Cam Newton needs to learn from Super Disaster
Carolina Panthers quarterback Cam Newton speaks to the media at a postgame news conference following a 24-10 loss against the Denver Broncos in Super Bowl 50 at Levi's Stadium in Santa Clara, Calif., on Sunday, Feb. 7, 2016. (LiPo Ching / TNS)

The Face of the NFL was all but hidden under a hoodie after the Super Bowl. Its eyes stared down and its lips didn't want to move. If looks could kill, everyone within 100 feet would have left Levi's Stadium in a body bag.

Cam Newton put on quite a performance in his postgame news conference. As the Chinese New Year dawned Monday, the hottest topic wasn't about Denver winning or Peyton Manning's love of Budweiser.


It was about how the Year of the Cam had exploded in blaze of petulance.

Newton was called a sore loser, arrogant, babyish and on and on. His sorry play was seen as comeuppance for all that Superman showboating.

Newton's defenders said Young Cam was crushed by the defeat, he shouldn't have to jump through media hoops, and critics have deeper, nefarious hang-ups with Newton and his zebra-striped pants.

The truth is somewhere in between.

Newton has come a long way since he was throwing stolen laptops out of dorm windows at Florida. (Go ahead and say it — If he'd thrown that laptop on Sunday it would have missed the ground).

Newton's grown into an admirable figure in many ways. His play and personality qualify him as the league's marquee player. But he is still a work in progress, on and off the field.

On the field Sunday, Newton had two fumbles, an interception and a look of frustrated befuddlement. Except for when he could have jumped into a scrum and tried to recover a crucial fumble.

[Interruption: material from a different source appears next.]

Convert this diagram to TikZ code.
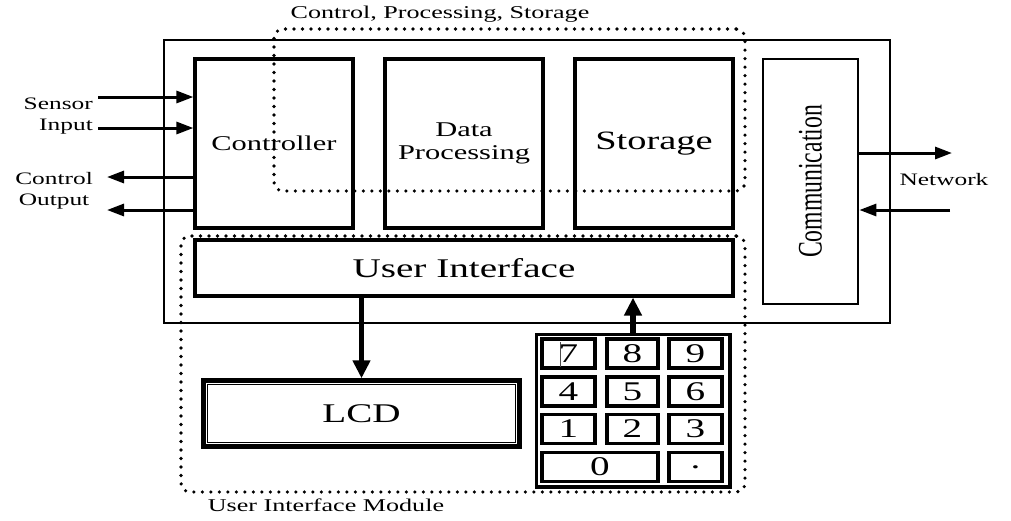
\documentclass[tikz,border=0pt]{standalone}
\usepackage{fontspec}
\setmainfont[FakeStretch=1.45]{Liberation Serif}
\newfontfamily\plainserif{Liberation Serif}
\usetikzlibrary{arrows.meta}

\tikzset{
  block/.style={draw, line width=3.2pt, inner sep=0pt, rectangle},
  grp/.style={draw, line width=3.6pt, dash pattern=on 0pt off 8.5pt, line cap=round,
              rounded corners=9pt, inner sep=0pt},
  sig/.style={line width=3pt, -{Triangle[length=17pt,width=12pt]}},
  bus/.style={line width=5.5pt, -{Triangle[length=18pt,width=17pt]}},
  keybox/.style={draw, line width=2.8pt, inner sep=0pt, minimum height=30pt,
                 font=\fontsize{27pt}{27pt}\selectfont},
  lbl/.style={font=\fontsize{17.5pt}{21pt}\selectfont, inner sep=0pt},
  inset/.style={line width=#1},
}

\begin{document}
\begin{tikzpicture}[x=1pt,y=-1pt]
\useasboundingbox (0,0) rectangle (1011,520);

% system enclosure
\node[draw, line width=2.5pt, inner sep=0pt, minimum width=726pt, minimum height=283pt] (sys) at (527,181.5) {};

% functional blocks
\node[block, minimum width=158pt, minimum height=169pt, font=\fontsize{21pt}{23pt}\selectfont] (ctrl) at (274,143.5) {Controller};
\node[block, minimum width=158pt, minimum height=169pt, align=center, font=\fontsize{21pt}{23pt}\selectfont] (dp) at (464,143.5) {Data\\Processing};
\node[block, minimum width=158pt, minimum height=169pt, font=\fontsize{26.5pt}{27pt}\selectfont] (stor) at (654,143.5) {Storage};
\node[block, line width=2.7pt, minimum width=95pt, minimum height=245pt] (comm) at (810.5,181.5) {};
\node[rotate=90, inner sep=0pt, font=\plainserif\fontsize{23.7pt}{24pt}\selectfont] (commtext) at (comm.center) {\scalebox{1}[1.45]{Communication}};
\node[block, minimum width=538pt, minimum height=56pt, font=\fontsize{27pt}{27pt}\selectfont] (ui) at (464,268) {User Interface};

% display
\node[block, line width=4.4pt, minimum width=316pt, minimum height=66pt, font=\fontsize{27pt}{27pt}\selectfont] (lcd) at (361.5,413.5) {LCD};
\draw[inset=1.5pt] ([shift={(6pt,-6pt)}]lcd.north west) rectangle ([shift={(-6pt,6pt)}]lcd.south east);

% keypad
\node[block, line width=3pt, minimum width=194pt, minimum height=153pt] (kp) at (633,410.5) {};
\draw[inset=0.9pt] ([shift={(3.2pt,-3.2pt)}]kp.north west) rectangle ([shift={(-3.2pt,3.2pt)}]kp.south east);
\foreach \n/\lab/\cx/\cy/\w in {k7/7/568.5/353.5/54, k8/8/632.5/353.5/52, k9/9/695.5/353.5/54,
                                k4/4/568.5/391.5/54, k5/5/632.5/391.5/52, k6/6/695.5/391.5/54,
                                k1/1/568.5/429/54,   k2/2/632.5/429/52,   k3/3/695.5/429/54,
                                k0/0/600/467/117,    kdot/./695.5/467/54} {
  \node[keybox, minimum width=\w pt] (\n) at (\cx,\cy) {\lab};
  \draw[inset=0.8pt] ([shift={(3.2pt,-3.2pt)}]\n.north west) rectangle ([shift={(-3.2pt,3.2pt)}]\n.south east);
}
% text cursor in the first key
\draw[line width=0.8pt, black!70] (560.5,342) -- (560.5,367);

% grouping outlines
\node[grp, minimum width=471pt, minimum height=162pt] (cpsgrp) at (509.5,110) {};
\node[grp, minimum width=564pt, minimum height=256pt] (uigrp) at (463,364) {};
\node[lbl, font=\fontsize{18pt}{18pt}\selectfont] (cpslbl) at (440,14) {Control, Processing, Storage};
\node[lbl, font=\fontsize{18pt}{18pt}\selectfont] (uilbl) at (326,505) {User Interface Module};

% sensor and actuator lines
\coordinate (sin1) at (98,97);
\coordinate (sin2) at (98,128);
\coordinate (cout1) at (107,177);
\coordinate (cout2) at (107,210);
\draw[sig] (sin1) -- (sin1 -| ctrl.west);
\draw[sig] (sin2) -- (sin2 -| ctrl.west);
\draw[sig] (cout1 -| ctrl.west) -- (cout1);
\draw[sig] (cout2 -| ctrl.west) -- (cout2);
\node[lbl, align=right, anchor=east] (sinlbl) at (93,116) {Sensor\\Input};
\node[lbl, align=center, anchor=east] (coutlbl) at (93,191) {Control\\Output};

% network link
\coordinate (nout) at (952,153);
\coordinate (nin) at (950,210);
\draw[sig] (nout -| comm.east) -- (nout);
\draw[sig] (nin) -- (nin -| comm.east);
\node[lbl] (netlbl) at (944,180) {Network};

% user interface connections
\draw[bus] (ui.south -| lcd.north) -- (lcd.north);
\draw[bus] (kp.north) -- (kp.north |- ui.south);
\end{tikzpicture}
\end{document}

Then he suddenly had the look of C-3PO seeing Darth Vader.


Some things beg for an explanation, especially when they are seen by 115 million or so curious Americans. Newton was having none of it.

He set a Super Bowl record for Shortest Press Conference By A QB — 2 minutes, 31 seconds. It featured 14 questions, 11 of which he answered in three or fewer words.

The questioning was gentle, designed mainly just to get the player to provide a sound bite or two. Newton knows the game. He's been doing it for years.

Anytime a jock blows off the press, the defense is that it's just a bunch of self-important media jackals, so it's okay. But the self-important jackals are asking questions for millions of fans who couldn't fit into the press room.

The jock isn't just blowing off the Birmingham News and ESPN. He's blowing off everyone who reads and watches those outlets.

Sure, it's a pain, especially after a galling loss. Such duties come when you're pulling down $19.5 million a year and your employer wants to keep customers hooked.


Do you think Manning, Tom Brady and Jim Kelly wanted to be hustled into chaotic media tent 20 minutes after losing Super Bowls? How about poor Russell Wilson, who threw the Interception Heard 'Round The World last year?

I remember Manning after he threw a pick-six that sealed the Colts' 31-17 loss to New Orleans in Super Bowl XLIV. He put on a suit, stood at the podium, sweat still pouring down his forehead, and patiently relived the interception horror for 15 minutes.

When Newton was asked what happened on the fumble he didn't try to recover, he slowly raised his hand and batted the question away.

"I don't know," he said.

That clears that up.

Newton has been getting a lot of advice since Sunday. Mine would be go to Tahiti, sit on a beach and read a little poetry, specifically Rudyard Kipling discussing how "You'll be a Man, my son."

"If you can meet with Triumph and Disaster; And treat those two impostors just the same."

Newton can certainly handle Triumph. Sunday's Disaster showed he still has a lot of growing up to do.